Evans is at the car wash because he's abiding by Raleigh's Stage 2 mandatory water restrictions, enacted in November to help conserve water from Falls Lake, which at the time was nearly 9 feet below normal.

As the water level rises -- now, only a foot below normal levels -- city leaders are continuing to look for ways to expand the city's water supply.

One way is an engineering study on the Little River in Eastern Wake County to see if it can become a new water supply reservoir. City leaders are asking for federal money to fund the study and have already started to acquire the necessary land needed for it.

"It gives us more options available in case you have to implement water conservation," said Raleigh City Manager Russell Allen.

The city is also working to pursue a water plant at Lake Benson. If both of these projects were a success, Raleigh's water capacity would increase by 50 percent.

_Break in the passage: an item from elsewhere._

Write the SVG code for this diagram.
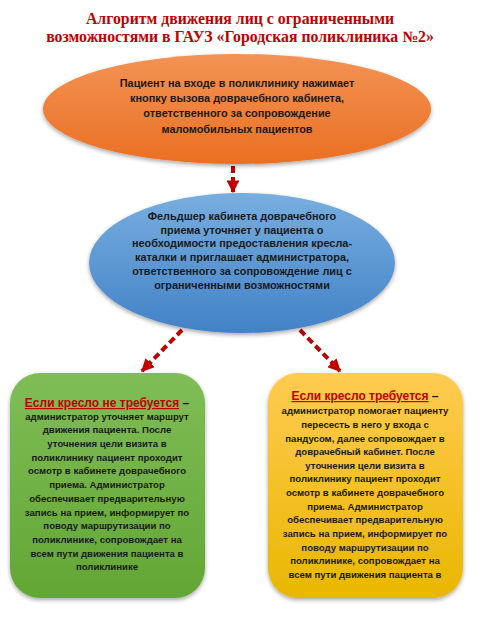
<svg xmlns="http://www.w3.org/2000/svg" width="480" height="617" viewBox="0 0 480 617">
<style>
.title{font-family:"Liberation Serif",serif;font-weight:bold;font-size:15.8px;fill:#c00000;text-anchor:middle}
.t{font-family:"Liberation Sans",sans-serif;font-weight:bold;font-size:9.6px;fill:#1a1a1a;text-anchor:middle}
.e{font-family:"Liberation Sans",sans-serif;font-weight:bold;font-size:10.9px;fill:#1a1a1a;text-anchor:middle}
.h{font-family:"Liberation Sans",sans-serif;font-size:12px;fill:#c00000;text-anchor:middle;font-weight:bold}
.conn{stroke:#c00000;stroke-width:4;fill:none;stroke-dasharray:7 4}
</style>
<defs>
<linearGradient id="gOr" x1="0" y1="0" x2="0" y2="1"><stop offset="0" stop-color="#f39355"/><stop offset="1" stop-color="#ea6f22"/></linearGradient>
<linearGradient id="gBl" x1="0" y1="0" x2="0" y2="1"><stop offset="0" stop-color="#78aee0"/><stop offset="1" stop-color="#4282c6"/></linearGradient>
<linearGradient id="gGr" x1="0" y1="0" x2="0" y2="1"><stop offset="0" stop-color="#80bd57"/><stop offset="1" stop-color="#62a634"/></linearGradient>
<linearGradient id="gYe" x1="0" y1="0" x2="0" y2="1"><stop offset="0" stop-color="#ffcb52"/><stop offset="1" stop-color="#e9b700"/></linearGradient>
<filter id="sh" x="-10%" y="-10%" width="120%" height="125%"><feDropShadow dx="0" dy="2" stdDeviation="2" flood-color="#000" flood-opacity="0.35"/></filter>
<marker id="ah" viewBox="0 0 10 10" refX="9" refY="5" markerWidth="3.2" markerHeight="3.2" orient="auto" markerUnits="strokeWidth"><path d="M0,0 L10,5 L0,10 z" fill="#c00000"/></marker>
</defs>
<g id="title">
<text class="title" x="240" y="24">Алгоритм движения лиц с ограниченными</text>
<text class="title" x="240" y="42">возможностями в ГАУЗ «Городская поликлиника №2»</text>
</g>
<g id="connectors">
<line class="conn" x1="233" y1="166" x2="233" y2="192" marker-end="url(#ah)"/>
<line class="conn" x1="182" y1="330" x2="142" y2="371" marker-end="url(#ah)"/>
<line class="conn" x1="300" y1="330" x2="340" y2="371" marker-end="url(#ah)"/>
</g>
<g id="n1">
<ellipse cx="237" cy="109" rx="194" ry="55" fill="url(#gOr)" filter="url(#sh)"/>
<text class="e" x="237" y="87">Пациент на входе в поликлинику нажимает</text>
<text class="e" x="237" y="102">кнопку вызова доврачебного кабинета,</text>
<text class="e" x="237" y="117">ответственного за сопровождение</text>
<text class="e" x="237" y="133">маломобильных пациентов</text>
</g>
<g id="n2">
<ellipse cx="242" cy="263" rx="153" ry="70" fill="url(#gBl)" filter="url(#sh)"/>
<text class="e" x="242" y="220">Фельдшер кабинета доврачебного</text>
<text class="e" x="242" y="234">приема уточняет у пациента о</text>
<text class="e" x="242" y="247">необходимости предоставления кресла-</text>
<text class="e" x="242" y="261">каталки и приглашает администратора,</text>
<text class="e" x="242" y="275">ответственного за сопровождение лиц с</text>
<text class="e" x="242" y="289">ограниченными возможностями</text>
</g>
<g id="n3">
<rect x="10" y="373" width="195" height="225" rx="30" fill="url(#gGr)" filter="url(#sh)"/>
<text class="h" x="107" y="407"><tspan text-decoration="underline">Если кресло не требуется</tspan><tspan fill="#1a1a1a"> –</tspan></text>
<text class="t" x="107" y="420">администратор  уточняет  маршрут</text>
<text class="t" x="107" y="433">движения пациента. После</text>
<text class="t" x="107" y="447">уточнения цели визита в</text>
<text class="t" x="107" y="461">поликлинику пациент проходит</text>
<text class="t" x="107" y="474">осмотр в кабинете доврачебного</text>
<text class="t" x="107" y="488">приема. Администратор</text>
<text class="t" x="107" y="502">обеспечивает предварительную</text>
<text class="t" x="107" y="516">запись на прием, информирует по</text>
<text class="t" x="107" y="529">поводу маршрутизации по</text>
<text class="t" x="107" y="543">поликлинике, сопровождает на</text>
<text class="t" x="107" y="557">всем пути движения пациента в</text>
<text class="t" x="107" y="570">поликлинике</text>
</g>
<g id="n4">
<rect x="268" y="373" width="195" height="225" rx="30" fill="url(#gYe)" filter="url(#sh)"/>
<text class="h" x="365" y="400"><tspan text-decoration="underline">Если кресло требуется</tspan><tspan fill="#1a1a1a"> –</tspan></text>
<text class="t" x="365" y="414">администратор  помогает пациенту</text>
<text class="t" x="365" y="428">пересесть в него у входа с</text>
<text class="t" x="365" y="442">пандусом, далее  сопровождает в</text>
<text class="t" x="365" y="455">доврачебный кабинет.  После</text>
<text class="t" x="365" y="469">уточнения цели визита в</text>
<text class="t" x="365" y="482">поликлинику пациент проходит</text>
<text class="t" x="365" y="496">осмотр в кабинете доврачебного</text>
<text class="t" x="365" y="510">приема. Администратор</text>
<text class="t" x="365" y="523">обеспечивает предварительную</text>
<text class="t" x="365" y="537">запись на прием, информирует по</text>
<text class="t" x="365" y="551">поводу маршрутизации по</text>
<text class="t" x="365" y="564">поликлинике, сопровождает на</text>
<text class="t" x="365" y="578">всем пути движения пациента в</text>
</g>
</svg>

The city needs the increase to keep up with population growth. Leaders say diversifying watersheds is an important step.

"Even though they are all in Wake County, it could give us some diversity," Allen said. "But a severe drought like the one we've experienced could present a challenge to any of those."

A water conservation task force is unlikely in its formal proposal to the City Council in April to recommend year-round water restrictions, which at one point were being considered as a possible solution to water conversation.

Many Council members think public education could have the same effect as more restrictions.